The Kitchen Sink Recording Studio opened about 10 years ago, “in a rambling old adobe house north of the city of Santa Fe,” according to Jono Manson, studio owner/engineer. The studio had always been a work in progress, and while Manson outfitted it with all of the necessary equipment to make great recordings, at the end of 2015 he and his business partner, fellow engineer Tim Schmoyer, saw that a property—a former studio in downtown Santa Fe—had become available.
“Tim and I could not resist the opportunity,” Manson says. So they took over the property in October 2015, and by early November, the Kitchen Sink was in full swing.
With the exception of a few “dark” periods, the space had been a functioning studio for the better part of 30 years. “It was constructed the right way, from the ground up around 1989,” Manson says. “All of the rooms were built to exacting specifications. I had worked on quite a number of projects in this facility, both as a producer and session musician, in its former incarnation back in the mid-1990s.”
The new studio has a 650-square-foot live room with 21-foot ceilings and skylights. The two iso rooms—90 and 75 square feet, respectively—both have line of sight to the control room, the live room and to one another. “The real kicker is the control room, which is almost 400 square feet with 16-foot-high ceilings—and more skylights,” Manson says.
At the center of the studio is a new 36-channel Audient ASP8024 mixing console with Dual Layer Control. All of Manson’s outboard gear, including a nice complement of new and vintage preamps and dynamics, as well as his entire mic closet collected over the course of 20 years, made the move. A lot of great vintage amps and keyboards came “down the hill” with Manson, but the Kitchen Sink also acquired some gear from the former owner.
“We inherited a nice array of mics, including a fleet of Gefells and tasty old 414s, a great vintage U 47, and many other cool pieces, including a Hammond B3 and an Otari MX 80 and MTR 10, all of which are up and running and sounding great,” Manson says.
Apart from cosmetic work—replacing carpeting and painting, for example—most of the new construction was for the control room, where Manson and Schmoyer restored and/or replaced many of the acoustic treatments and paneling. “We have additional construction plans for the near future, including an expanded and remodeled front lounge area, but thankfully for us the studio space was largely ready to go,” Manson says. “We were able to focus the bulk of our resources and energy on gear and rewiring the entire joint.”
Manson and Schmoyer are thrilled with the Kitchen Sink’s new home, and in particular, the new studio’s workflow. “I was always able to make really good-sounding recordings and mixes in my old place, but the distance between point A and point B is much shorter in the new joint,” Manson says. “Because of the fact that the tracking room sounds so fantastic, and the rig is so well-designed and streamlined, I have to do a whole lot less wrangling to get things sounding great right out of the gate.
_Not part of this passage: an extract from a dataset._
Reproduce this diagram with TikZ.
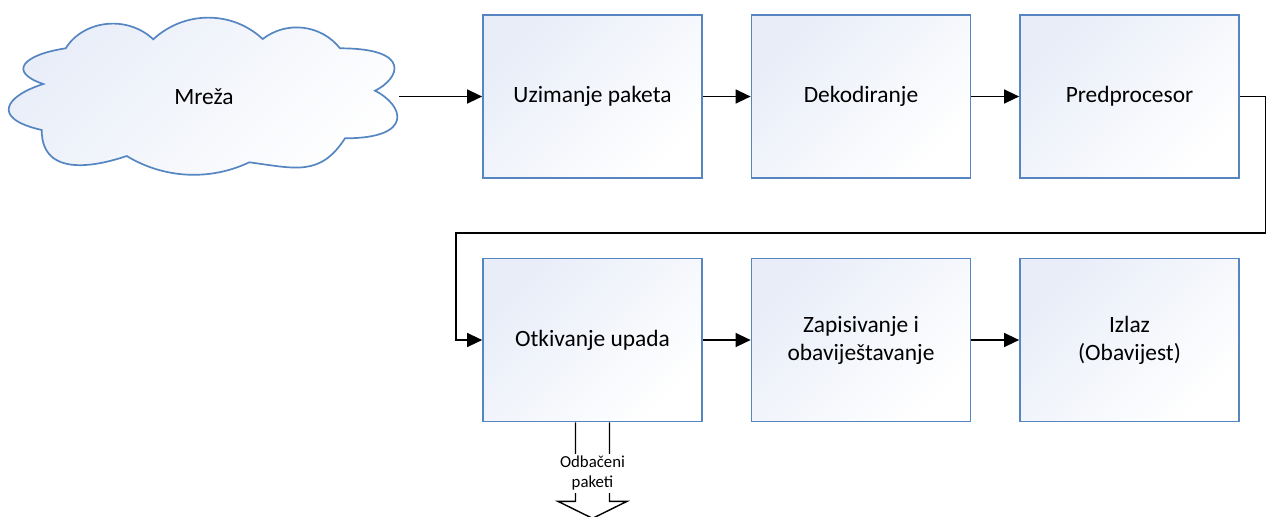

“My old studio was beautiful in that it was the down-home situation; a rambling old country house that was converted into a studio,” Manson contiinues. “And the live room really sounded quite good. The new facility, however, is the only studio for miles around that was built from the ground-up as such. The original owner spared no expense in ensuring that everything was built the right way, and this becomes evident every time I hit Playback.”
Manson landed his first job as an assistant engineer in a large commercial studio in his native New York City in 1979, when he was 19. He set up his first studio—all analog—in the mid-’80s. This studio was, much to the chagrin of his downstairs neighbors, in an apartment he was renting in Brooklyn. Manson eventually made his way to New Mexico to set up shop.
Schmoyer is an accomplished audio engineer in his own right, with a strong background in live sound and location recording. For many years, Schmoyer has been working out of his own home-grown studio in Boston and doing location work, but he has not had a real tracking room of his own until now. Schmoyer and his family are making the move to New Mexico this month.
Manson says that while having a great rig and a great-sounding tracking room, along with a nice selection of vintage microphones, amps and keyboards, is ideal, the most important aspect of the studio is the human element.
“Being a great producer or engineer goes way beyond any technical knowledge or mastery of a given skill set,” Manson says. “The key is to create an environment in which the artist feels comfortable, and in which their best performances can be elicited, because performance and feel are everything, and without them, you have nothing. The most pristine sound or killer tones in the world can’t change that. People skills, or console-side manner, if you will, are of the utmost importance. We have gone to great lengths to maintain an environment that—although the studio is quite impressive—remains down home and inviting. A place where people can relax and create.”